What is asked:
Your task is to output the listing word for word, with pictures excluded.

Provided data:
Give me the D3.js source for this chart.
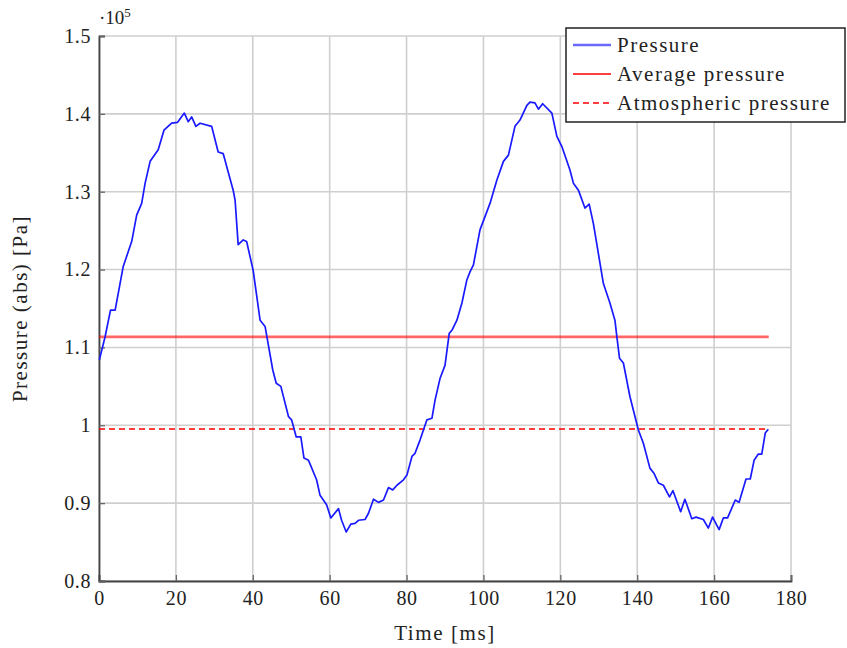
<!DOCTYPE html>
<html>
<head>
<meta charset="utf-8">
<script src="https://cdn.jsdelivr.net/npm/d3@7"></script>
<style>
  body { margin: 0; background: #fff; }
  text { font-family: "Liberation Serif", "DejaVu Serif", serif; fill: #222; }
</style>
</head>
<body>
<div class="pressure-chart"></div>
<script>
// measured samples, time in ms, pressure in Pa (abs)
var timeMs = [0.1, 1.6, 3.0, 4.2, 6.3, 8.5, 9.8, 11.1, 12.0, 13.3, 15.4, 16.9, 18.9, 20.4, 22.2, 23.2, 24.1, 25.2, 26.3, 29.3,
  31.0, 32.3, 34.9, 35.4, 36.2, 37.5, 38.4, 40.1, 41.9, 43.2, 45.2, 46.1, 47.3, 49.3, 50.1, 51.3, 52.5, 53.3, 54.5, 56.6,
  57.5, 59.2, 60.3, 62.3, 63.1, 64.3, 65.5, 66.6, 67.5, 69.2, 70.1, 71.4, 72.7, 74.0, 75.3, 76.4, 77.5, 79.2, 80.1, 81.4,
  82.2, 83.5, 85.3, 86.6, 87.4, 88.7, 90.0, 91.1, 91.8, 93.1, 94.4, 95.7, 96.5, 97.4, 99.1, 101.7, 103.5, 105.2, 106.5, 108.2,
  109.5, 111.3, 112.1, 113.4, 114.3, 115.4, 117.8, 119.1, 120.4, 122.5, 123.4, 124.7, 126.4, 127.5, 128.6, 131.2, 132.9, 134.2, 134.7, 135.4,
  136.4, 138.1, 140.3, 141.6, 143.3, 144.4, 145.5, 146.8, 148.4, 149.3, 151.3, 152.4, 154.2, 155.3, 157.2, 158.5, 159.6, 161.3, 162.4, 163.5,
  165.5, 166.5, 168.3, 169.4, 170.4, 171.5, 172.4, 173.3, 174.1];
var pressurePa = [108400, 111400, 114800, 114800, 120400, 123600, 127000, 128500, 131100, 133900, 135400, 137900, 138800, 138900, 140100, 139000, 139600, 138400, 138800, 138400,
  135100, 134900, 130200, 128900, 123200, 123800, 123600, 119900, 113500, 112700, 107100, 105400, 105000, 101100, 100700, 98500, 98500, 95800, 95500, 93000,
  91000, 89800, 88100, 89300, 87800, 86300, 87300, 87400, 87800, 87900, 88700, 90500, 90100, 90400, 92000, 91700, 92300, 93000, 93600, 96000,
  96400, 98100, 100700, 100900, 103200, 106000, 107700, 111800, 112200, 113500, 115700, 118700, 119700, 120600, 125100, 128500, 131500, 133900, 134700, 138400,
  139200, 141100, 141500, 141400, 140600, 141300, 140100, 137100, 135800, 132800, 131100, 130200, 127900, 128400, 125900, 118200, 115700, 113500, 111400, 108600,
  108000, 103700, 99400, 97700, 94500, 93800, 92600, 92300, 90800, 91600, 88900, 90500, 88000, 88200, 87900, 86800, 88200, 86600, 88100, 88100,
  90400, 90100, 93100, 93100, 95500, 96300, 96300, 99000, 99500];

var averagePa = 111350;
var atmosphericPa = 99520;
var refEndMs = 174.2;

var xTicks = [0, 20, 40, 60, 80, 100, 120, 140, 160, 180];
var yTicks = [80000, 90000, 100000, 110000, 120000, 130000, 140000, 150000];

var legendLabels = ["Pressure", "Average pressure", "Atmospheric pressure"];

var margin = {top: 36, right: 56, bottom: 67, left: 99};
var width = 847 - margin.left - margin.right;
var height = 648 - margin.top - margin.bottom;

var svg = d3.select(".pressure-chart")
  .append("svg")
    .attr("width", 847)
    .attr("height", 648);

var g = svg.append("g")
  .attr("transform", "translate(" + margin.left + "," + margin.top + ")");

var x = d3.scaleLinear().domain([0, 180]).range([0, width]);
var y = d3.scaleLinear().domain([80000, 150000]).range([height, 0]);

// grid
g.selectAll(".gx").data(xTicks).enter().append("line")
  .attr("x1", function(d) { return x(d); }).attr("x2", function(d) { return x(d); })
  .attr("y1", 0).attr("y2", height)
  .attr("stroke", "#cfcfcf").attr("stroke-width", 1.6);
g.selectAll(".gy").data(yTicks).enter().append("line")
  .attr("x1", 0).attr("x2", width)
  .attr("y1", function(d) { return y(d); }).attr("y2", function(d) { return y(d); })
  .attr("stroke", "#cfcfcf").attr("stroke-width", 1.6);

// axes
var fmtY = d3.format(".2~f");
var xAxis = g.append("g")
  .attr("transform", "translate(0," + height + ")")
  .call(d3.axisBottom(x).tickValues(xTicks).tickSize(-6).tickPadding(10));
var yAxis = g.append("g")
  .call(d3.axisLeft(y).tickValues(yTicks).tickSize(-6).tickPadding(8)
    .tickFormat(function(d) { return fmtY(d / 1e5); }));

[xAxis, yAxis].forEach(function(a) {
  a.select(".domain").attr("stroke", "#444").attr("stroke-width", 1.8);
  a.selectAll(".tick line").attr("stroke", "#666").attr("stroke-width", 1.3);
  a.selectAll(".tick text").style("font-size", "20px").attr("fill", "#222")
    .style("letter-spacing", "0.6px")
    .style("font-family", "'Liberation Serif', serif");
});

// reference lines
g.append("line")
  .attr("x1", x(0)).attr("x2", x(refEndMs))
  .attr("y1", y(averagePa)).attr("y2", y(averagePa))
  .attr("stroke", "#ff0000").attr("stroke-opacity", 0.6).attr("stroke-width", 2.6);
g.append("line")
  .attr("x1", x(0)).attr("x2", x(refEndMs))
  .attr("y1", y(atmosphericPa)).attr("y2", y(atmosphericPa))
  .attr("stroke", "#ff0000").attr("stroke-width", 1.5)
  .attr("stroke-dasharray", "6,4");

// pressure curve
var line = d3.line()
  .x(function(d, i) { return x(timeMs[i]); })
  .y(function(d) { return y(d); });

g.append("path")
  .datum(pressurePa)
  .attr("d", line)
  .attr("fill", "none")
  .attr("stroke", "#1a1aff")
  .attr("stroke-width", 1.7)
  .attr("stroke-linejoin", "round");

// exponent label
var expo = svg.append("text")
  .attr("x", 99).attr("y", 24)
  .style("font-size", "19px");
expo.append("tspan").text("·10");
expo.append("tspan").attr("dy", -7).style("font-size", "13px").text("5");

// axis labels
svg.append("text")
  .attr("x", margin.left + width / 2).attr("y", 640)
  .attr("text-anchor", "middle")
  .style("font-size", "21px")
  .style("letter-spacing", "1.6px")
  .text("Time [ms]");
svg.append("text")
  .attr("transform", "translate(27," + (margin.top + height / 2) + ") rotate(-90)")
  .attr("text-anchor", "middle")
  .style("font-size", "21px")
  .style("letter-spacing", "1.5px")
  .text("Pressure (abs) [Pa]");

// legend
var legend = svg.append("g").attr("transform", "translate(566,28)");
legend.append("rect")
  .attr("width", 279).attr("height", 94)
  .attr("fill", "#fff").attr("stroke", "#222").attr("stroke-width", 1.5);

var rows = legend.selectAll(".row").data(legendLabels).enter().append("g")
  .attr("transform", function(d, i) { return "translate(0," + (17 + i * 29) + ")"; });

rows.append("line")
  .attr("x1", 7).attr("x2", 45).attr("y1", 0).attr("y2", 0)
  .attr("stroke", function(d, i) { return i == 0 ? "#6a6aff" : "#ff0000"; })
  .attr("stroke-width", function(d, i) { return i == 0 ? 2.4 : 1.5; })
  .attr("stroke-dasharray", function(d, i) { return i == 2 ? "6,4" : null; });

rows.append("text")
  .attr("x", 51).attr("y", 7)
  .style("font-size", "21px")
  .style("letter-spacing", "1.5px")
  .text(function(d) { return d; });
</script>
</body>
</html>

Answer to the exercise:
Give me the D3.js source for this chart.
<!DOCTYPE html>
<html>
<head>
<meta charset="utf-8">
<script src="https://cdn.jsdelivr.net/npm/d3@7"></script>
<style>
  body { margin: 0; background: #fff; }
  text { font-family: "Liberation Serif", "DejaVu Serif", serif; fill: #222; }
</style>
</head>
<body>
<div class="pressure-chart"></div>
<script>
// measured samples, time in ms, pressure in Pa (abs)
var timeMs = [0.1, 1.6, 3.0, 4.2, 6.3, 8.5, 9.8, 11.1, 12.0, 13.3, 15.4, 16.9, 18.9, 20.4, 22.2, 23.2, 24.1, 25.2, 26.3, 29.3,
  31.0, 32.3, 34.9, 35.4, 36.2, 37.5, 38.4, 40.1, 41.9, 43.2, 45.2, 46.1, 47.3, 49.3, 50.1, 51.3, 52.5, 53.3, 54.5, 56.6,
  57.5, 59.2, 60.3, 62.3, 63.1, 64.3, 65.5, 66.6, 67.5, 69.2, 70.1, 71.4, 72.7, 74.0, 75.3, 76.4, 77.5, 79.2, 80.1, 81.4,
  82.2, 83.5, 85.3, 86.6, 87.4, 88.7, 90.0, 91.1, 91.8, 93.1, 94.4, 95.7, 96.5, 97.4, 99.1, 101.7, 103.5, 105.2, 106.5, 108.2,
  109.5, 111.3, 112.1, 113.4, 114.3, 115.4, 117.8, 119.1, 120.4, 122.5, 123.4, 124.7, 126.4, 127.5, 128.6, 131.2, 132.9, 134.2, 134.7, 135.4,
  136.4, 138.1, 140.3, 141.6, 143.3, 144.4, 145.5, 146.8, 148.4, 149.3, 151.3, 152.4, 154.2, 155.3, 157.2, 158.5, 159.6, 161.3, 162.4, 163.5,
  165.5, 166.5, 168.3, 169.4, 170.4, 171.5, 172.4, 173.3, 174.1];
var pressurePa = [108400, 111400, 114800, 114800, 120400, 123600, 127000, 128500, 131100, 133900, 135400, 137900, 138800, 138900, 140100, 139000, 139600, 138400, 138800, 138400,
  135100, 134900, 130200, 128900, 123200, 123800, 123600, 119900, 113500, 112700, 107100, 105400, 105000, 101100, 100700, 98500, 98500, 95800, 95500, 93000,
  91000, 89800, 88100, 89300, 87800, 86300, 87300, 87400, 87800, 87900, 88700, 90500, 90100, 90400, 92000, 91700, 92300, 93000, 93600, 96000,
  96400, 98100, 100700, 100900, 103200, 106000, 107700, 111800, 112200, 113500, 115700, 118700, 119700, 120600, 125100, 128500, 131500, 133900, 134700, 138400,
  139200, 141100, 141500, 141400, 140600, 141300, 140100, 137100, 135800, 132800, 131100, 130200, 127900, 128400, 125900, 118200, 115700, 113500, 111400, 108600,
  108000, 103700, 99400, 97700, 94500, 93800, 92600, 92300, 90800, 91600, 88900, 90500, 88000, 88200, 87900, 86800, 88200, 86600, 88100, 88100,
  90400, 90100, 93100, 93100, 95500, 96300, 96300, 99000, 99500];

var averagePa = 111350;
var atmosphericPa = 99520;
var refEndMs = 174.2;

var xTicks = [0, 20, 40, 60, 80, 100, 120, 140, 160, 180];
var yTicks = [80000, 90000, 100000, 110000, 120000, 130000, 140000, 150000];

var legendLabels = ["Pressure", "Average pressure", "Atmospheric pressure"];

var margin = {top: 36, right: 56, bottom: 67, left: 99};
var width = 847 - margin.left - margin.right;
var height = 648 - margin.top - margin.bottom;

var svg = d3.select(".pressure-chart")
  .append("svg")
    .attr("width", 847)
    .attr("height", 648);

var g = svg.append("g")
  .attr("transform", "translate(" + margin.left + "," + margin.top + ")");

var x = d3.scaleLinear().domain([0, 180]).range([0, width]);
var y = d3.scaleLinear().domain([80000, 150000]).range([height, 0]);

// grid
g.selectAll(".gx").data(xTicks).enter().append("line")
  .attr("x1", function(d) { return x(d); }).attr("x2", function(d) { return x(d); })
  .attr("y1", 0).attr("y2", height)
  .attr("stroke", "#cfcfcf").attr("stroke-width", 1.6);
g.selectAll(".gy").data(yTicks).enter().append("line")
  .attr("x1", 0).attr("x2", width)
  .attr("y1", function(d) { return y(d); }).attr("y2", function(d) { return y(d); })
  .attr("stroke", "#cfcfcf").attr("stroke-width", 1.6);

// axes
var fmtY = d3.format(".2~f");
var xAxis = g.append("g")
  .attr("transform", "translate(0," + height + ")")
  .call(d3.axisBottom(x).tickValues(xTicks).tickSize(-6).tickPadding(10));
var yAxis = g.append("g")
  .call(d3.axisLeft(y).tickValues(yTicks).tickSize(-6).tickPadding(8)
    .tickFormat(function(d) { return fmtY(d / 1e5); }));

[xAxis, yAxis].forEach(function(a) {
  a.select(".domain").attr("stroke", "#444").attr("stroke-width", 1.8);
  a.selectAll(".tick line").attr("stroke", "#666").attr("stroke-width", 1.3);
  a.selectAll(".tick text").style("font-size", "20px").attr("fill", "#222")
    .style("letter-spacing", "0.6px")
    .style("font-family", "'Liberation Serif', serif");
});

// reference lines
g.append("line")
  .attr("x1", x(0)).attr("x2", x(refEndMs))
  .attr("y1", y(averagePa)).attr("y2", y(averagePa))
  .attr("stroke", "#ff0000").attr("stroke-opacity", 0.6).attr("stroke-width", 2.6);
g.append("line")
  .attr("x1", x(0)).attr("x2", x(refEndMs))
  .attr("y1", y(atmosphericPa)).attr("y2", y(atmosphericPa))
  .attr("stroke", "#ff0000").attr("stroke-width", 1.5)
  .attr("stroke-dasharray", "6,4");

// pressure curve
var line = d3.line()
  .x(function(d, i) { return x(timeMs[i]); })
  .y(function(d) { return y(d); });

g.append("path")
  .datum(pressurePa)
  .attr("d", line)
  .attr("fill", "none")
  .attr("stroke", "#1a1aff")
  .attr("stroke-width", 1.7)
  .attr("stroke-linejoin", "round");

// exponent label
var expo = svg.append("text")
  .attr("x", 99).attr("y", 24)
  .style("font-size", "19px");
expo.append("tspan").text("·10");
expo.append("tspan").attr("dy", -7).style("font-size", "13px").text("5");

// axis labels
svg.append("text")
  .attr("x", margin.left + width / 2).attr("y", 640)
  .attr("text-anchor", "middle")
  .style("font-size", "21px")
  .style("letter-spacing", "1.6px")
  .text("Time [ms]");
svg.append("text")
  .attr("transform", "translate(27," + (margin.top + height / 2) + ") rotate(-90)")
  .attr("text-anchor", "middle")
  .style("font-size", "21px")
  .style("letter-spacing", "1.5px")
  .text("Pressure (abs) [Pa]");

// legend
var legend = svg.append("g").attr("transform", "translate(566,28)");
legend.append("rect")
  .attr("width", 279).attr("height", 94)
  .attr("fill", "#fff").attr("stroke", "#222").attr("stroke-width", 1.5);

var rows = legend.selectAll(".row").data(legendLabels).enter().append("g")
  .attr("transform", function(d, i) { return "translate(0," + (17 + i * 29) + ")"; });

rows.append("line")
  .attr("x1", 7).attr("x2", 45).attr("y1", 0).attr("y2", 0)
  .attr("stroke", function(d, i) { return i == 0 ? "#6a6aff" : "#ff0000"; })
  .attr("stroke-width", function(d, i) { return i == 0 ? 2.4 : 1.5; })
  .attr("stroke-dasharray", function(d, i) { return i == 2 ? "6,4" : null; });

rows.append("text")
  .attr("x", 51).attr("y", 7)
  .style("font-size", "21px")
  .style("letter-spacing", "1.5px")
  .text(function(d) { return d; });
</script>
</body>
</html>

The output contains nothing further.